_DATA EXTRACT_.
— Start —
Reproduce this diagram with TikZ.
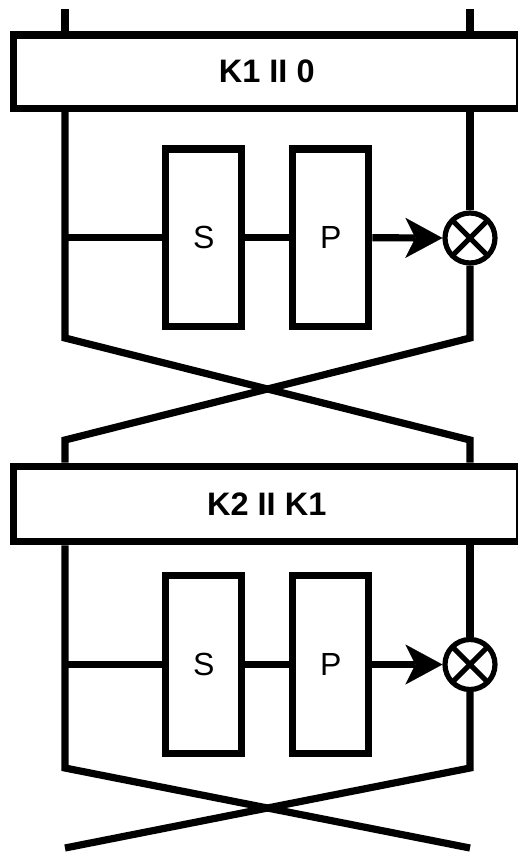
— End —
— Start —
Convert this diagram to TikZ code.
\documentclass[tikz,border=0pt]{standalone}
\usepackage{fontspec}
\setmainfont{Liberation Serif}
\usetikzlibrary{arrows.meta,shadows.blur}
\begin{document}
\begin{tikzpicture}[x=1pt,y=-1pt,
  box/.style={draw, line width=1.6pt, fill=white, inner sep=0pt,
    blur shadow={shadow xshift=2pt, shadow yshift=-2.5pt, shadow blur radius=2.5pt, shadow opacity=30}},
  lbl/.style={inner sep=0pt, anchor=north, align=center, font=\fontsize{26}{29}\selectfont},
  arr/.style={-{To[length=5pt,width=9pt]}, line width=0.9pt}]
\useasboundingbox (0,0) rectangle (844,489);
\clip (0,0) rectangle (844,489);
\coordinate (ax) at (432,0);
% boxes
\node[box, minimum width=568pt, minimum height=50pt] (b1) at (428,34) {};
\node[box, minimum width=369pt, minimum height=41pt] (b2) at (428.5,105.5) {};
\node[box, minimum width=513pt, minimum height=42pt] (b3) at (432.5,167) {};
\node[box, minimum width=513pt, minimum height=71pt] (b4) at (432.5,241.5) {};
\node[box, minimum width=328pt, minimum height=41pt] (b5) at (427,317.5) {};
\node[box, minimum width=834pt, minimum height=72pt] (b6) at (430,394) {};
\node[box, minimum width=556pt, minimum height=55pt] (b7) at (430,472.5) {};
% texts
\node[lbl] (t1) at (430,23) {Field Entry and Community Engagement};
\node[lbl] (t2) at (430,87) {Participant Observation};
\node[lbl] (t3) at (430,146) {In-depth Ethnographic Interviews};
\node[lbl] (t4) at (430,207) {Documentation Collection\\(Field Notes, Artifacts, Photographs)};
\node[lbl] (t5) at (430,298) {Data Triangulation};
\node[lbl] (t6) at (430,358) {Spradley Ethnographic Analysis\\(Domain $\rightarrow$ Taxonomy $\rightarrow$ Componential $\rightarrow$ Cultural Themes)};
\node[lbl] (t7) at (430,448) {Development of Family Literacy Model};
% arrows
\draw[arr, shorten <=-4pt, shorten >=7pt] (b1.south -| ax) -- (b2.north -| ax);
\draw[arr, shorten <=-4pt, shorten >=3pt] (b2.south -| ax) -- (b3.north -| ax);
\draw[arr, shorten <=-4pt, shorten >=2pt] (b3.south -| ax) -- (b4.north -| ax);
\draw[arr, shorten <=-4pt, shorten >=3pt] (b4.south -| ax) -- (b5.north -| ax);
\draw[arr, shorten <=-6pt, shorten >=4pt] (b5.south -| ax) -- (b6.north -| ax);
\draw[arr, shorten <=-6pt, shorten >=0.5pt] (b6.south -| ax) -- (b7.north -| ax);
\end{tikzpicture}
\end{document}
— End —
_JOB_. Identify the lines that contain the string "diagram", and copy every one of them.

_RESPONSE_.
Reproduce this diagram with TikZ.
Convert this diagram to TikZ code.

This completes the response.